Christians in China: Is the country in spiritual crisis?

Written by Tim Gardam, BBC News | Thursday, September 15, 2011

More people go to church on Sunday in China than in the whole of Europe.

Many of China’s churches are overflowing, as the number of Christians in the country multiplies. In the past, repression drove people to convert – is the cause now rampant capitalism?

It is impossible to say how many Christians there are in China today, but no-one denies the numbers are exploding.

The government says 25 million, 18 million Protestants and six million Catholics. Independent estimates all agree this is a vast underestimate. A conservative figure is 60 million. There are already more Chinese at church on a Sunday than in the whole of Europe.

The new converts can be found from peasants in the remote rural villages to the sophisticated young middle class in the booming cities.

Driven underground
There is a complexity in the structures of Chinese Christianity which is little understood in the West. To start with, Catholicism and Protestantism are designated by the state as two separate religions.

Throughout the 20th Century, Christianity was associated with Western imperialism. After the Communist victory in 1949, the missionaries were expelled, but Christianity was permitted in state-sanctioned churches, so long as they gave their primary allegiance to the Communist Party.

Mao, on the other hand, described religion as “poison”, and the Cultural Revolution of the 1960s and 70s attempted to eradicate it. Driven underground, Christianity not only survived, but with its own Chinese martyrs, it grew in strength.

Since the 1980s, when religious belief was again permitted, the official Churches have gradually created more space for themselves.

They report to the State Administration for Religious Affairs. They are forbidden to take part in any religious activity outside their places of worship and sign up to the slogan, “Love the country – love your religion.”

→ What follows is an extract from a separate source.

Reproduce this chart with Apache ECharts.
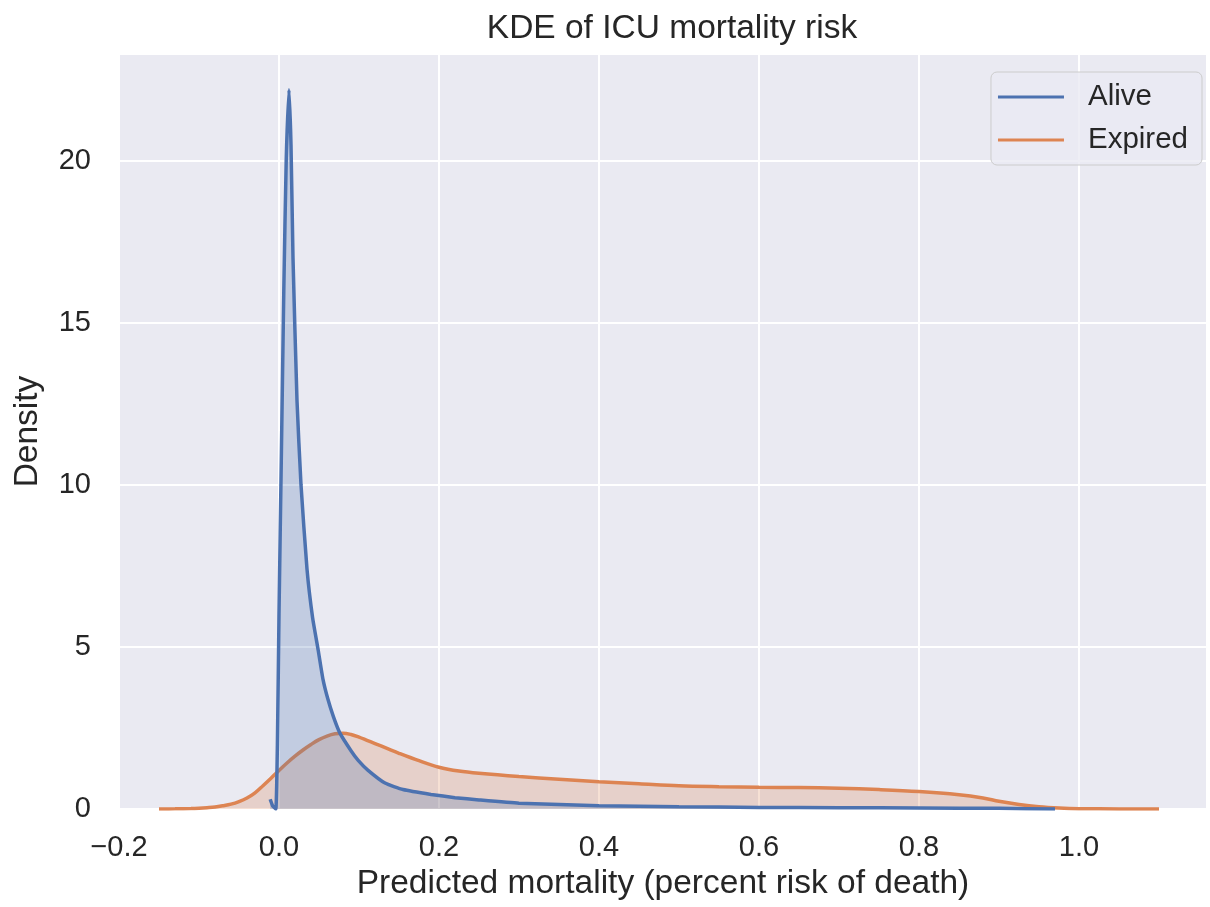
<!DOCTYPE html>
<html>
<head>
<meta charset="utf-8">
<script src="https://cdn.jsdelivr.net/npm/echarts@6/dist/echarts.min.js"></script>
<style>
  html, body { margin: 0; padding: 0; background: #fff; }
  #main { width: 1210px; height: 907px; }
</style>
</head>
<body>
<div id="main"></div>
<script>
// KDE curves
var aliveX = [-0.011, -0.008, -0.004, -0.002, 0.0, 0.003, 0.006, 0.009, 0.0125, 0.015, 0.0175, 0.0225, 0.0275, 0.035, 0.042, 0.049, 0.055, 0.061, 0.068, 0.076, 0.09, 0.099, 0.111, 0.1325, 0.155, 0.19, 0.22, 0.25, 0.3, 0.4, 0.5, 0.6, 0.7, 0.8, 0.9, 0.97];
var aliveY = [0.3, 0.1, 0.0, 2.0, 6.0, 11.0, 16.0, 20.0, 22.2, 20.5, 17.0, 12.6, 10.0, 7.4, 5.9, 4.9, 4.0, 3.4, 2.85, 2.35, 1.8, 1.5, 1.2, 0.8, 0.6, 0.45, 0.35, 0.28, 0.18, 0.1, 0.07, 0.05, 0.04, 0.03, 0.02, 0.0];

var expiredX = [-0.15, -0.13, -0.11, -0.1, -0.09, -0.08, -0.07, -0.06, -0.05, -0.04, -0.03, -0.02, -0.01, 0.0, 0.01, 0.02, 0.03, 0.04, 0.05, 0.06, 0.07, 0.08, 0.09, 0.1, 0.11, 0.12, 0.135, 0.15, 0.175, 0.2, 0.225, 0.25, 0.3, 0.35, 0.4, 0.45, 0.5, 0.55, 0.6, 0.65, 0.7, 0.75, 0.8, 0.85, 0.88, 0.9, 0.925, 0.95, 0.975, 1.0, 1.05, 1.1];
var expiredY = [0.0, 0.005, 0.015, 0.025, 0.04, 0.06, 0.1, 0.15, 0.23, 0.34, 0.5, 0.72, 0.95, 1.19, 1.42, 1.63, 1.82, 1.99, 2.14, 2.25, 2.32, 2.34, 2.3, 2.22, 2.12, 2.02, 1.87, 1.72, 1.49, 1.29, 1.17, 1.1, 1.0, 0.92, 0.84, 0.78, 0.72, 0.69, 0.67, 0.66, 0.64, 0.6, 0.54, 0.44, 0.34, 0.24, 0.14, 0.07, 0.03, 0.01, 0.002, 0.0];

var seriesNames = ['Alive', 'Expired'];
var colors = ['#4C72B0', '#DD8452'];

function pairs(xs, ys) {
    var out = [];
    for (let i = 0; i < xs.length; i++) {
        out.push([xs[i], ys[i]]);
    }
    return out;
}

var myChart = echarts.init(document.getElementById('main'));
var font = '"Liberation Sans", Arial, sans-serif';

var option = {
    color: colors,
    backgroundColor: '#ffffff',
    textStyle: { fontFamily: font, color: '#262626' },
    title: {
        text: 'KDE of ICU mortality risk',
        left: 667,
        textAlign: 'center',
        top: 7,
        textStyle: { fontFamily: font, fontSize: 33.5, fontWeight: 'normal', color: '#262626' }
    },
    legend: {
        orient: 'vertical',
        right: 8,
        top: 72,
        data: seriesNames,
        icon: 'rect',
        itemWidth: 66,
        itemHeight: 3,
        itemGap: 13,
        padding: [10, 14, 10, 7],
        backgroundColor: 'rgba(234,234,242,0.8)',
        borderColor: '#cccccc',
        borderWidth: 1,
        borderRadius: 6,
        textStyle: { fontFamily: font, fontSize: 29.5, color: '#262626', padding: [0, 0, 0, 19] }
    },
    grid: {
        left: 119,
        right: 3,
        top: 54,
        bottom: 98,
        show: true,
        backgroundColor: '#EAEAF2',
        borderWidth: 0
    },
    xAxis: {
        type: 'value',
        min: -0.2,
        max: 1.16,
        interval: 0.2,
        name: 'Predicted mortality (percent risk of death)',
        nameLocation: 'middle',
        nameGap: 58,
        nameTextStyle: { fontFamily: font, fontSize: 33.5, color: '#262626' },
        axisLine: { show: false },
        axisTick: { show: false },
        axisLabel: {
            fontFamily: font,
            fontSize: 29,
            color: '#262626',
            margin: 24,
            showMaxLabel: false,
            formatter: function (v) {
                var s = Math.abs(v).toFixed(1);
                return v < -1e-9 ? '\u2212' + s : s;
            }
        },
        splitLine: { show: true, lineStyle: { color: '#ffffff', width: 2 } }
    },
    yAxis: {
        type: 'value',
        min: 0,
        max: 23.3,
        interval: 5,
        name: 'Density',
        nameLocation: 'middle',
        nameGap: 74,
        nameTextStyle: { fontFamily: font, fontSize: 33.5, color: '#262626' },
        axisLine: { show: false },
        axisTick: { show: false },
        axisLabel: {
            fontFamily: font,
            fontSize: 29,
            color: '#262626',
            margin: 28,
            showMaxLabel: false
        },
        splitLine: { show: true, lineStyle: { color: '#ffffff', width: 2 } }
    },
    series: [
        {
            name: 'Alive',
            type: 'line',
            data: pairs(aliveX, aliveY),
            symbol: 'none',
            smooth: 0.15,
            lineStyle: { width: 3.5, color: colors[0] },
            areaStyle: { color: colors[0], opacity: 0.25 },
            z: 3
        },
        {
            name: 'Expired',
            type: 'line',
            data: pairs(expiredX, expiredY),
            symbol: 'none',
            smooth: 0.35,
            lineStyle: { width: 3.5, color: colors[1] },
            areaStyle: { color: colors[1], opacity: 0.25 },
            z: 2
        }
    ]
};

option && myChart.setOption(option);
window.onresize = myChart.resize;
</script>
</body>
</html>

In return the Party promotes atheism in schools but undertakes “to protect and respect religion until such time as religion itself will disappear”.

House Churches
Protestants and Catholics are both divided into official and unofficial Churches.

The officially sanctioned Catholic Patriotic Association appoints its own bishops and is not allowed to have any dealings with the Vatican, though Catholics are allowed to recognise the spiritual authority of the Pope.